One thing you often hear in the “war on bike lanes” in New York is that in a city as crowded and congested as the Big Apple, we simply can’t add biking into the mix.  To me, this is the talk of a society so inured to the dangers and congestion caused by cars that it has developed a sort of Stockholm Syndrome.  Being held hostage to cars and seeing no alternative, some make excuses for why there’s no way the situation will ever improve.

But look at San Francisco, where cycling is up 58% since 2006.

Now, San Francisco is a different beast from New York City in many ways.  It’s smaller, of course, and in some ways its a more transit-friendly city.  (Despite a pokey bus system that finds few fans among locals and the fact that the BART is far more limited than the New York City subway.)

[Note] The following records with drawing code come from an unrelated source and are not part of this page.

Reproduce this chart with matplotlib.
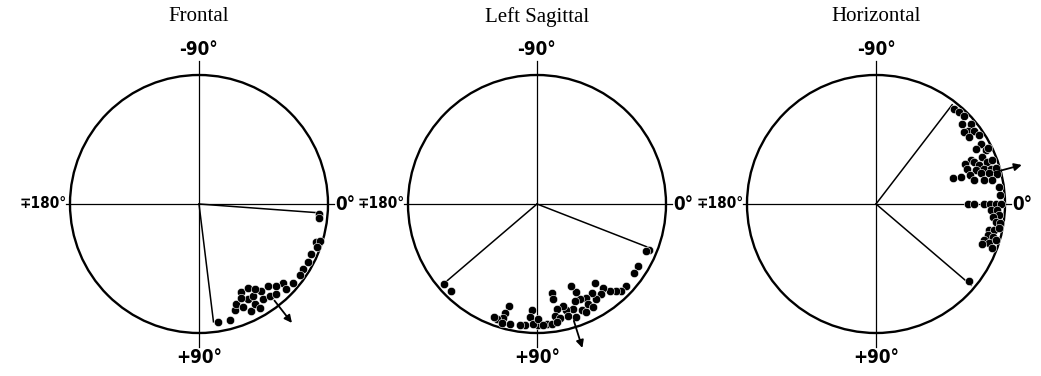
import numpy as np
import matplotlib.pyplot as plt
from matplotlib.patches import Circle

# angles in degrees (+90 points down), radius as fraction of the rim
frontal_angle = [80.8, 75.1, 71.5, 69.5, 64.4, 59.7, 67.0, 62.8, 63.9, 61.0,
                 59.6, 54.4, 56.2, 59.7, 50.0, 52.5, 49.5, 43.2, 44.4, 40.0,
                 32.3, 24.3, 18.0, 17.0, 20.0, 28.0, 35.0, 5.0, 6.5, 66.0,
                 57.0, 47.0]
frontal_r = [0.925, 0.93, 0.87, 0.83, 0.76, 0.75, 0.87, 0.83, 0.92, 0.89,
             0.83, 0.83, 0.89, 0.93, 0.83, 0.90, 0.92, 0.89, 0.94, 0.95,
             0.95, 0.95, 0.95, 0.98, 0.97, 0.96, 0.96, 0.93, 0.94, 0.80,
             0.79, 0.87]
frontal_lines = [4.2, 83.0]
frontal_line_r = [0.95, 0.92]
frontal_arrow = 52.0

sagittal_angle = [139.2, 134.8, 22.1, 23.5, 31.7, 35.3, 42.7, 46.0, 47.7, 50.2,
                  51.8, 53.8, 54.6, 58.1, 58.5, 62.2, 63.1, 65.9, 66.0, 67.2,
                  68.7, 71.1, 74.4, 74.5, 75.6, 79.5, 80.9, 78.6, 80.7, 80.4,
                  70.8, 67.1, 65.6, 61.6, 85.4, 89.4, 92.9, 93.5, 91.7, 95.7,
                  89.4, 87.1, 83.1, 80.6, 105.6, 106.3, 106.4, 109.2, 110.9, 106.5,
                  102.6, 97.9]
sagittal_r = [0.95, 0.95, 0.94, 0.92, 0.92, 0.92, 0.94, 0.94, 0.91, 0.88,
              0.83, 0.76, 0.86, 0.87, 0.81, 0.82, 0.87, 0.81, 0.75, 0.69,
              0.81, 0.86, 0.85, 0.90, 0.82, 0.83, 0.88, 0.90, 0.70, 0.75,
              0.93, 0.89, 0.92, 0.91, 0.93, 0.94, 0.82, 0.88, 0.93, 0.94,
              0.89, 0.94, 0.94, 0.93, 0.82, 0.88, 0.92, 0.94, 0.94, 0.96,
              0.95, 0.95]
sagittal_lines = [21.3, 139.5]
sagittal_line_r = [0.94, 0.96]
sagittal_arrow = 72.5

horizontal_angle = [-50.5, -47.7, -45.0, -42.7, -40.1, -38.7, -36.8, -39.1, -35.6, -33.6,
                    -29.9, -28.9, -26.0, -26.4, -23.8, -24.7, -24.2, -23.1, -20.6, -20.6,
                    -20.6, -21.1, -18.7, -18.1, -17.1, -16.5, -16.2, -15.1, -14.1, -17.1,
                    -17.7, -18.4, -13.6, -12.4, -11.6, -7.9, -4.2, 0.0, 0.0, 0.0,
                    0.0, 0.0, 0.0, 3.0, 2.8, 5.1, 6.2, 8.3, 8.9, 12.8,
                    12.3, 15.4, 15.6, 18.3, 19.0, 16.6, 20.7, 20.9, 11.1, 39.6]
horizontal_r = [0.95, 0.96, 0.97, 0.91, 0.96, 0.91, 0.95, 0.88, 0.89, 0.96,
                0.94, 0.885, 0.95, 0.97, 0.90, 0.81, 0.76, 0.83, 0.85, 0.92,
                0.96, 0.76, 0.82, 0.88, 0.93, 0.97, 0.85, 0.91, 0.97, 0.76,
                0.69, 0.63, 0.78, 0.86, 0.92, 0.96, 0.96, 0.71, 0.76, 0.84,
                0.88, 0.93, 0.97, 0.89, 0.94, 0.96, 0.91, 0.94, 0.97, 0.90,
                0.94, 0.90, 0.94, 0.88, 0.93, 0.97, 0.96, 0.88, 0.97, 0.94]
horizontal_lines = [-52.5, 40.5]
horizontal_line_r = [0.97, 0.97]
horizontal_arrow = -15.0

titles = ['Frontal', 'Left Sagittal', 'Horizontal']
centers_px = [199, 537, 876]
R_PX = 129.0
CY_PX = 204.0
W_PX, H_PX = 1041, 376

label_font = ['DejaVu Sans', 'Liberation Sans']


def xy(angle, r):
    a = np.radians(np.asarray(angle, dtype=float))
    r = np.asarray(r, dtype=float)
    return r * np.cos(a), -r * np.sin(a)


def draw_panel(fig, cx, title, ang, rad, lines, line_r, arrow_ang):
    half = 169.0
    ax = fig.add_axes([(cx - half) / W_PX, 0, 2 * half / W_PX, 1])
    ax.set_xlim(-half / R_PX, half / R_PX)
    ax.set_ylim(-(H_PX - CY_PX) / R_PX, CY_PX / R_PX)
    ax.axis('off')
    ax.patch.set_alpha(0)

    ax.add_patch(Circle((0, 0), 1.0, fill=False, lw=1.7, color='black'))
    ax.plot([-1.03, 1.05], [0, 0], color='black', lw=0.9)
    ax.plot([0, 0], [-1.11, 1.11], color='black', lw=0.9)

    for a, r in zip(lines, line_r):
        x, y = xy([0, a], [0, r])
        ax.plot(x, y, color='black', lw=1.1)

    px, py = xy(ang, rad)
    ax.plot(px, py, 'o', ms=6.0, mfc='black', mec='white', mew=0.4)

    x0, y0 = xy(arrow_ang, 0.95)
    x1, y1 = xy(arrow_ang, 1.17)
    ax.annotate('', xy=(x1, y1), xytext=(x0, y0),
                arrowprops=dict(arrowstyle='-|>', color='black', lw=1.3,
                                mutation_scale=11, shrinkA=0, shrinkB=0))

    kw = dict(family=label_font, weight='bold', fontsize=13.5,
              stretch='condensed', color='black')
    ax.text(0, 1.20, '-90°', ha='center', va='center', **kw)
    ax.text(0, -1.19, '+90°', ha='center', va='center', **kw)
    ax.text(1.06, 0, '0°', ha='left', va='center', **kw)
    ax.text(-1.025, 0, '∓180°', ha='right', va='center',
            **dict(kw, fontsize=11))
    ax.text(0, 1.45, title, ha='center', va='center',
            family=['Liberation Serif', 'DejaVu Serif'], fontsize=15)


fig = plt.figure(figsize=(W_PX / 100, H_PX / 100), dpi=100)
draw_panel(fig, centers_px[0], titles[0], frontal_angle, frontal_r,
           frontal_lines, frontal_line_r, frontal_arrow)
draw_panel(fig, centers_px[1], titles[1], sagittal_angle, sagittal_r,
           sagittal_lines, sagittal_line_r, sagittal_arrow)
draw_panel(fig, centers_px[2], titles[2], horizontal_angle, horizontal_r,
           horizontal_lines, horizontal_line_r, horizontal_arrow)
fig.savefig('out.png', dpi=100, facecolor='white')
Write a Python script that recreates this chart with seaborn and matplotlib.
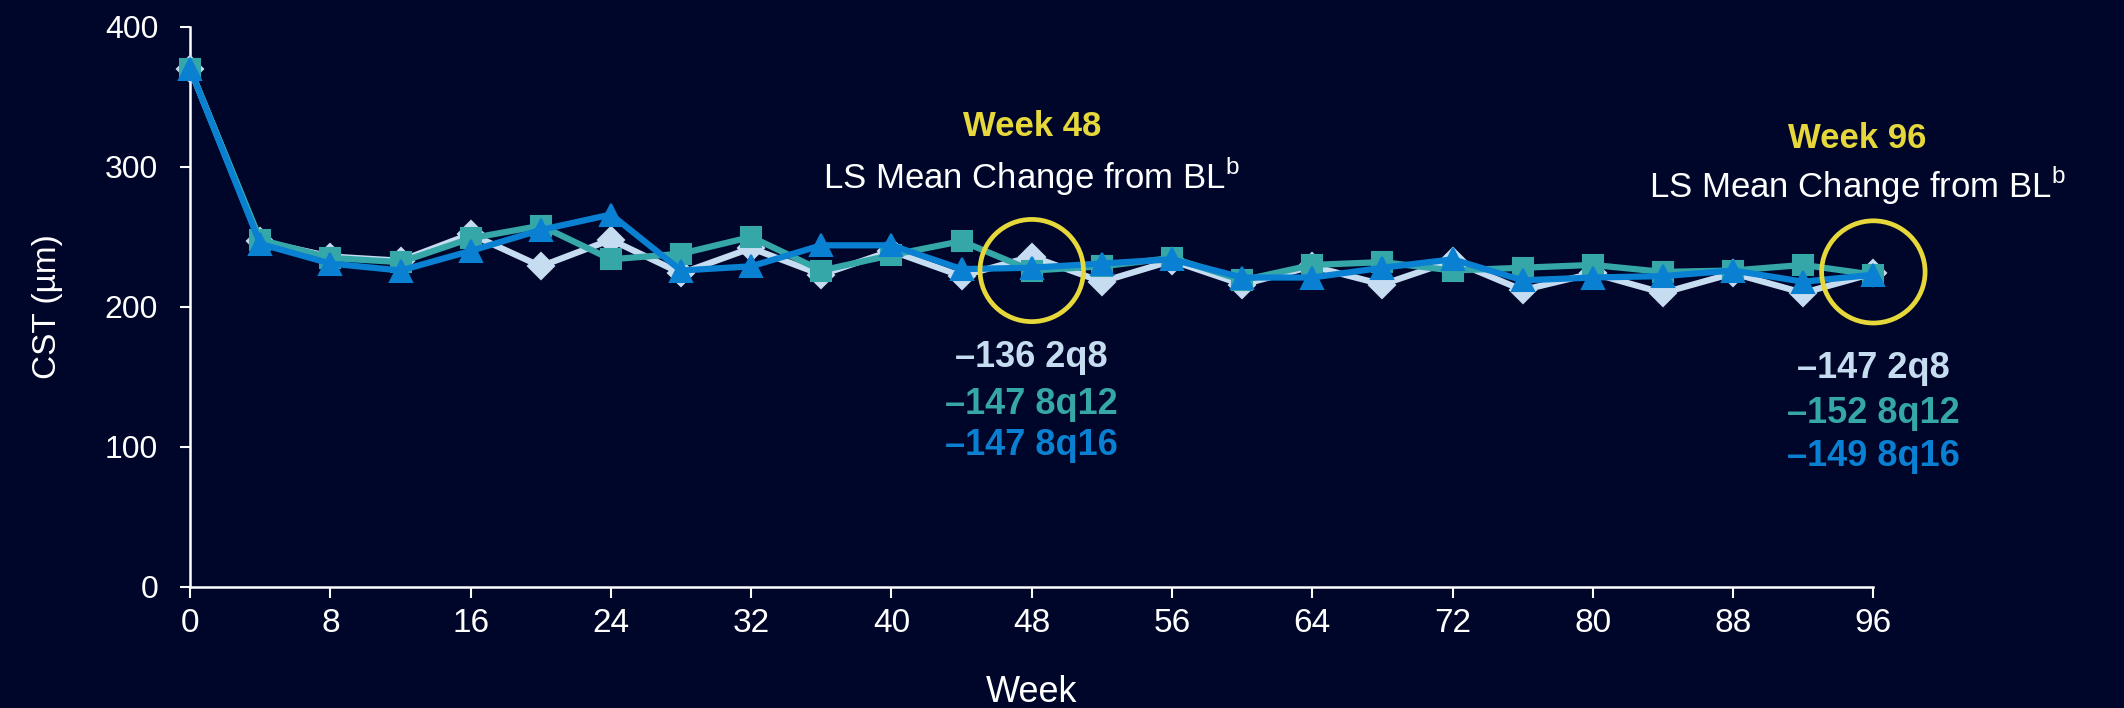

But there are a lot of similarities.  Traffic-snarled bridges and expressways.  A diverse population with distinct neighborhoods.  Huge, sprawling auto-centric suburbs.  Unpredictable weather.

Plus, for years San Francisco faced a huge bureaucratic obstacle to building bike lanes, as the Gate reports:

…13 months ago…a San Francisco Superior Court judge partially lifted a 3-year-old injunction that prevented the city from adding bike lanes until a state-required environmental review of parking and traffic changes necessitated by the plan was completed and certified.
And then, of course, there are those hills.
“The public opinion used to be that San Francisco never could be a bicycle city because of the topography,” said Mayor Gavin Newsom.  “But now we’re seeing that view change as more people are biking to work and school and to get around the city.”
I’ve biked in San Francisco and each time I returned to tell the tale I’ve been asked, “But what about the hills?”  Well, the first time you go, you take them on as a challenge.  But fairly soon you wise up and repeated rides teach you which streets to avoid and where the flat routes are.  And once you do, you learn that biking in San Francisco is no different than in any other urban area.  During prime business hours Market Street is just as crowded as any midtown Manhattan block and it’s filled with the same mix you’ll find in New York: pedestrians, cars, taxis, delivery vehicles, and bikes.  Plus, San Francisco has something New York doesn’t have: streetcars.  If ever there was a town that had every good reason to talk itself out of riding bicycles, it’s San Francisco.
In fact, the location of every great biking city, and every city on the verge of becoming one, defies logic.  Portland?  Too rainy.  Copenhagen & Amsterdam?  Too cold.  Boston?  Too snowy and the drivers are horrendous.  Chicago?  Too cold and spread out.  London?  Too chaotic and traffic-clogged.
If biking can make it in San Francisco, it can make it anywhere.